== What is expected ==
Copy out every line of the records where the string "chart" occurs.

== Supplied data ==
......

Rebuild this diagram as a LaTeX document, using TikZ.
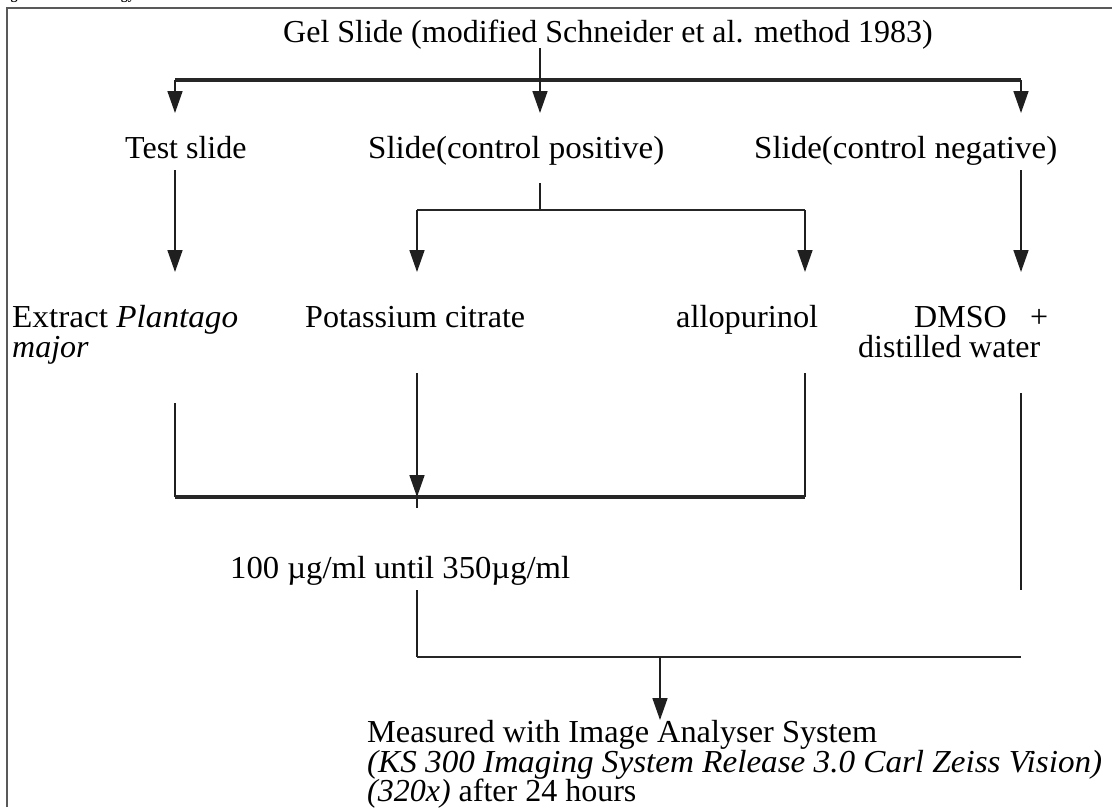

......

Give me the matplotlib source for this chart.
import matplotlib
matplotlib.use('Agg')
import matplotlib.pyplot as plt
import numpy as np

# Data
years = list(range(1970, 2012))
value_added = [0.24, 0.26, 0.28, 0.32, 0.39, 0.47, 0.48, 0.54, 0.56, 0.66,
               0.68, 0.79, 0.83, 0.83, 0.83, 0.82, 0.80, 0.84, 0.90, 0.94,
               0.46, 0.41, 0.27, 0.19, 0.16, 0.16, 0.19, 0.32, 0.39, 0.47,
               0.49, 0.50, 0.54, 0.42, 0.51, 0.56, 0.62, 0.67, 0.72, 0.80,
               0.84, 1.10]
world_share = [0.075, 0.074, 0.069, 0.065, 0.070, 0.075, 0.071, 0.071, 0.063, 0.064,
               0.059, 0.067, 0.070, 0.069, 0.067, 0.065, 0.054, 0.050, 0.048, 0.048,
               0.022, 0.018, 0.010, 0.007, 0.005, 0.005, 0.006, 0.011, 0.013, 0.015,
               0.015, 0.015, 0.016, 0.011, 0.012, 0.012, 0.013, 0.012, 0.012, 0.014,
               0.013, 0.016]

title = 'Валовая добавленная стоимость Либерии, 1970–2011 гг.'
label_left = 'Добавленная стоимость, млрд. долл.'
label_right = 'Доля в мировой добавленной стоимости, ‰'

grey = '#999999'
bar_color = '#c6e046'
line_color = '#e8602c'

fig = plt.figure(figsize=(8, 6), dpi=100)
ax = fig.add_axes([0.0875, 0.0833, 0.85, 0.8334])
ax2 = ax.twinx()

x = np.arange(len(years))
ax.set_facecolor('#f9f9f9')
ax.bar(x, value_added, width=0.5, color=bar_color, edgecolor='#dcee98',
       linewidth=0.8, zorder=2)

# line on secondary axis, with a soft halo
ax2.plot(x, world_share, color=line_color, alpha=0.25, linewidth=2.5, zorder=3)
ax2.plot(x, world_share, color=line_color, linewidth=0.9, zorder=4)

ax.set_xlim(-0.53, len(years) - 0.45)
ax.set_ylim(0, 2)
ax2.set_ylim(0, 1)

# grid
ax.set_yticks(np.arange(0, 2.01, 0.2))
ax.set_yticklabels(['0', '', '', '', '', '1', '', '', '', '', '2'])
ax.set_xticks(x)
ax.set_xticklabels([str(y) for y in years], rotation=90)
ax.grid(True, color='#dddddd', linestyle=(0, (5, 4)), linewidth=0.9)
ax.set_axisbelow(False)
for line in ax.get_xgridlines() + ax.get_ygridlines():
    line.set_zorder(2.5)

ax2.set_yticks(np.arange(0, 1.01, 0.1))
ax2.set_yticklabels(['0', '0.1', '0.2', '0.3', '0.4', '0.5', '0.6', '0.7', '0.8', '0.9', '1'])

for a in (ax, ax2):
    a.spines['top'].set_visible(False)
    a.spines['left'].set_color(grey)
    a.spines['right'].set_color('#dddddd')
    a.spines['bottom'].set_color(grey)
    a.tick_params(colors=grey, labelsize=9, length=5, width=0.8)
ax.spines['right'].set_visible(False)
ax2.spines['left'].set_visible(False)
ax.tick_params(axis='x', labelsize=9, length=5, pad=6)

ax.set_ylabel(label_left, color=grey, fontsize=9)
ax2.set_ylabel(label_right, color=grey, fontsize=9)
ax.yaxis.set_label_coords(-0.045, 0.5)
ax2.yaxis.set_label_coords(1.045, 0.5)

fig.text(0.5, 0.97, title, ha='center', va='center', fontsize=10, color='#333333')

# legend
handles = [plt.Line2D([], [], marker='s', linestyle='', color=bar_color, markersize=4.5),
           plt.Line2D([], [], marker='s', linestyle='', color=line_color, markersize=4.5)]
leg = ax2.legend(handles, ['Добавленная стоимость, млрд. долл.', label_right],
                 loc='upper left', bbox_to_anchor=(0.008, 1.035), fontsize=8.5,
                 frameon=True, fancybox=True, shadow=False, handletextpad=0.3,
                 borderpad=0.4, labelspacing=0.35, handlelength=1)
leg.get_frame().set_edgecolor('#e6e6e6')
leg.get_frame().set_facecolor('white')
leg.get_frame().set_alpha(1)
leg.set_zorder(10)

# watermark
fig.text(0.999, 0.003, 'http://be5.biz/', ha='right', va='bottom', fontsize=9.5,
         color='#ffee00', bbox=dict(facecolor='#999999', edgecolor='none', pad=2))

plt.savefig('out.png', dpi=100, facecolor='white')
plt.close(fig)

......

== Exercise output ==
Give me the matplotlib source for this chart.

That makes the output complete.